The furore over the sacking of Kevin Pietersen - the most brilliant, thrilling and troublesome England batsman of his generation - is in danger of obscuring several underlying truths.
There was no single deed or incident that led the England management to sack Pietersen. It was not caused by an isolated team meeting or dressing room argument. After all, every team suffers occasional rows, especially those that are losing 5-0.
Instead of a smoking gun, there was a gradual steeling of resolve among the England's central decision-makers - leading ultimately to complete unanimity - that it was time to move on.
The England and Wales Cricket Board's silence over exactly why Pietersen was discarded is widely interpreted as a sign of weakness, as though they don't have enough evidence to back up the decision.
There is a rival explanation. It is that the evidence, though piecemeal and incremental, was so clear that the ECB does not know how to get it into the public domain without causing deep and unnecessary damage.
The legal constraints it refers to, while real, are only part of the story.
Sacking players is an unavoidable part of sports management. Trashing reputations should be avoided wherever possible.
There is a connected point here. Although the public is understandably fascinated by the disappearance from international cricket of one of the game's great entertainers, it is a mistake to think that managers and selectors "owe" fans a total explanation for their strategy or selections.
That so many in the media take this line is all too convenient - full disclosure makes good copy, but not necessarily successful sports teams.
Sir Alex Ferguson, revered as one of football's greatest managers, did not offer complete and exhaustive explanations for his controversial and ruthless decisions to move on from David Beckham and Roy Keane.
The Scot coughed up a bit for journalists to work with during his reign at Manchester United, certainly - a line about a wife's influence, a suggestion of an ageing body - but nothing like the whole picture.
But he would have laughed at the idea of being honour bound to justify every decision. The Ferguson line: I am paid to make decisions and to get results, how I do it is my business.
Indeed, the striking thing about the whole episode is how comfortable the crucial decision-makers feel about England's Pietersen-less future.
These men have a great deal of self-interest at stake. To use the language of financial traders, they have plenty of skin in the game.
Ashley Giles, possibly being auditioned for the job of leading England following the demise of Andy Flower, must fancy that winning the World Twenty20 would do his cause no harm. Yet he did not make the case for Pietersen.

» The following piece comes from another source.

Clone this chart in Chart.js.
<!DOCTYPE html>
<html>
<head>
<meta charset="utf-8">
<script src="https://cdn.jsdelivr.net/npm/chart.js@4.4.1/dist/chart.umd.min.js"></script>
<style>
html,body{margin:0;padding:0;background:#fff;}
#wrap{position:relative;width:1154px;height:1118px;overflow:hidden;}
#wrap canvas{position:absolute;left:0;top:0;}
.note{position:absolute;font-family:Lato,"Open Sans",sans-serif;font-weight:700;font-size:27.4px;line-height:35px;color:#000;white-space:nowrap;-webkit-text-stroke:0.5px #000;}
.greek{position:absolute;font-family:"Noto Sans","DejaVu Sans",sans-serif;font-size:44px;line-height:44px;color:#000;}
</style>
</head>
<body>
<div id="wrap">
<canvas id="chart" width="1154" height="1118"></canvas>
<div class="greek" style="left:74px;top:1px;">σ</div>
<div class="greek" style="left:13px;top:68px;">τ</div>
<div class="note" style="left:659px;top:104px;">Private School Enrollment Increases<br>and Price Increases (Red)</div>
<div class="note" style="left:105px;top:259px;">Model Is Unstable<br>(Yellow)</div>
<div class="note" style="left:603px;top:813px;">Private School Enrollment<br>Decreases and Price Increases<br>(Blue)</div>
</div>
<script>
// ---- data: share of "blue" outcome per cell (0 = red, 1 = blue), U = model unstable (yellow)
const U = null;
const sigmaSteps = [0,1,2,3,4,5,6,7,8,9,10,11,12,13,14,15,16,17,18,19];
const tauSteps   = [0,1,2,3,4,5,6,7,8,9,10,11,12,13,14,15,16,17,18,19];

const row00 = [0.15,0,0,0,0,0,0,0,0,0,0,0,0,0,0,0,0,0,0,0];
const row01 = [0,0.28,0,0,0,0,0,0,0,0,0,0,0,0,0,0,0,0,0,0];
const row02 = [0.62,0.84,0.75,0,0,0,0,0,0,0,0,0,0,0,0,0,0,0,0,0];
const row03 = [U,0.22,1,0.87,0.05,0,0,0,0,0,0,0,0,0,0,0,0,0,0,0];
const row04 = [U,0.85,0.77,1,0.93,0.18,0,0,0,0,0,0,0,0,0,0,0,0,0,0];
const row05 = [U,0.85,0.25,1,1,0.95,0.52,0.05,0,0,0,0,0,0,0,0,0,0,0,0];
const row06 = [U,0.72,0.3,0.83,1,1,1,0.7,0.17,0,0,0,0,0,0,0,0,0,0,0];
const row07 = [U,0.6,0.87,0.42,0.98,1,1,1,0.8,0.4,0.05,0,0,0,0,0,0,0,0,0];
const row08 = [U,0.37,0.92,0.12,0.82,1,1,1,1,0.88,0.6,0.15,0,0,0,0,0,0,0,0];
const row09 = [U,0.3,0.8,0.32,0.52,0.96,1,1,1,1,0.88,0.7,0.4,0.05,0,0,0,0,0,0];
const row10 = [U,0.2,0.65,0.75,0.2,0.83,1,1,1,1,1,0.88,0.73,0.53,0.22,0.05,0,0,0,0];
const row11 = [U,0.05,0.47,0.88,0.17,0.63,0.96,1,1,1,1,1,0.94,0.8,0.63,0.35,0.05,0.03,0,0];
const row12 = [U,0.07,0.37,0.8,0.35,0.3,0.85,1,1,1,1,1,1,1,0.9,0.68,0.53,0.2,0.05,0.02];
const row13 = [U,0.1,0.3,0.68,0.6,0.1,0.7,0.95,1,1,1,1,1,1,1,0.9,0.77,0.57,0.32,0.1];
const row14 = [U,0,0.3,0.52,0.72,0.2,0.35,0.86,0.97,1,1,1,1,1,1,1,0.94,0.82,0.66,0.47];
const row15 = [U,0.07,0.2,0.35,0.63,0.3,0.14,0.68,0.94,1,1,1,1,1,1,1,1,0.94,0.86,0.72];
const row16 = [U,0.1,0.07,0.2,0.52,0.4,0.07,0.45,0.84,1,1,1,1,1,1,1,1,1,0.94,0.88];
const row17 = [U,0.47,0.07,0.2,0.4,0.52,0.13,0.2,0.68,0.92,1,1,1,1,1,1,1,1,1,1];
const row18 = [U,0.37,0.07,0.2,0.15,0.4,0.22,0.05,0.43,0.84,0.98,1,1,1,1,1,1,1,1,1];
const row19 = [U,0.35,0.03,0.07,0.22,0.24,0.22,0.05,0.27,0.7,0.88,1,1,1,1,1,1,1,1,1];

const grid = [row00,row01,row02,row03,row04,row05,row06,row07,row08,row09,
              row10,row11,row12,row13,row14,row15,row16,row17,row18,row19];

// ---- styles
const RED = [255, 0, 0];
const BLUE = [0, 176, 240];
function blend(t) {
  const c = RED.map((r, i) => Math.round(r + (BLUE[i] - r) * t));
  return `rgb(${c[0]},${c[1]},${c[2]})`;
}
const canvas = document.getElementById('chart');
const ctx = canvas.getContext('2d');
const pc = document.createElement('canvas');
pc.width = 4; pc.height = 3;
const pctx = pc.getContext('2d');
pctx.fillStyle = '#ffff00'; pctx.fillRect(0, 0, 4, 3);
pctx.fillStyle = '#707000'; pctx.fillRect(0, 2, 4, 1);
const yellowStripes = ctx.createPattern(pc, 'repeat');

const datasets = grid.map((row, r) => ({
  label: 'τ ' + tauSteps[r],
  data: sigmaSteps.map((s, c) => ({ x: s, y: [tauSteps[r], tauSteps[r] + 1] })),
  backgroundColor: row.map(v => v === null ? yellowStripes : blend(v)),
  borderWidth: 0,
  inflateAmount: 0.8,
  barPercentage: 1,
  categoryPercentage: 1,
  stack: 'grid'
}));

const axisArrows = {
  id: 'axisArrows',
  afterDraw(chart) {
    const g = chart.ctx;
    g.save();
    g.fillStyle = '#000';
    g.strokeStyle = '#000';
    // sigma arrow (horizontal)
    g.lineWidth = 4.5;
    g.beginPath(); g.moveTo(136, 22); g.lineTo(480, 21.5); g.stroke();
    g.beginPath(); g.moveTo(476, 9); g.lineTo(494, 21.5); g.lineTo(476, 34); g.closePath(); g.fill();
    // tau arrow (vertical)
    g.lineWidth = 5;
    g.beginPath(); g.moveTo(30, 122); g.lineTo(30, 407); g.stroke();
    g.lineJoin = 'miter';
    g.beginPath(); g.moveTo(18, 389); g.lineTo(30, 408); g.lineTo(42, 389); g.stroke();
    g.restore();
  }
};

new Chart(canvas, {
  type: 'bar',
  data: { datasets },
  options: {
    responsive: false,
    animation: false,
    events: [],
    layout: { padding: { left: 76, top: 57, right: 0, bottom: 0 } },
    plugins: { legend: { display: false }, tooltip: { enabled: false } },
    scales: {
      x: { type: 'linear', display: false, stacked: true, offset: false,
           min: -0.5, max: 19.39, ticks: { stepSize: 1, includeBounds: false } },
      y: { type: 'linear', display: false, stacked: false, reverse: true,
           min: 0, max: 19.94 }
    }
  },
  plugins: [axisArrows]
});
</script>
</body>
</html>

Alastair Cook, captain of England's Test and one-day side, knows that he needs an upturn in results. And yet when he envisaged a successful England future, Pietersen was not part of that picture.
Paul Downton, the ECB's new managing director, is entirely aware that he, too, will be judged according to performance. And he felt certain that England were better off making a clean break.
It is impossible to imagine that three pragmatic men decided to act against their own professional self-interest just because they couldn't be bothered to make the extra effort of "managing" someone.
Pietersen will now inevitably become a kind of king in exile, a very lucrative and peripatetic exile it will be, too, thanks to the millions he will make playing T20.
His high-profile supporters will doubtless interpret everything that goes wrong for the new England team in terms of Pietersen's absence.
As with an early modern magnate who has been banished from his estates, Pietersen's courtiers and admirers will rail at the illegitimacy and unfairness of the new regime.
So will Pietersen dominate England's immediate future?
That answer will be determined by how well they play cricket.
How successfully can England build a new team, how cleverly can they create a mood of youth and optimism, and - above all - how well will they bat, bowl and field?
Those facts, not the current PR furore, will determine how history judges their unanimous position.
As every sensible medieval king figured out, the way to deal with a rival king in exile is to govern well at home. Then the appeals of the exile's advocates fall on deaf ears.
It is not all about making the right decisions, but also making those decisions right.
As all historians know, public figures ensure that their judgements are assessed kindly by posterity by ending up on the winning side.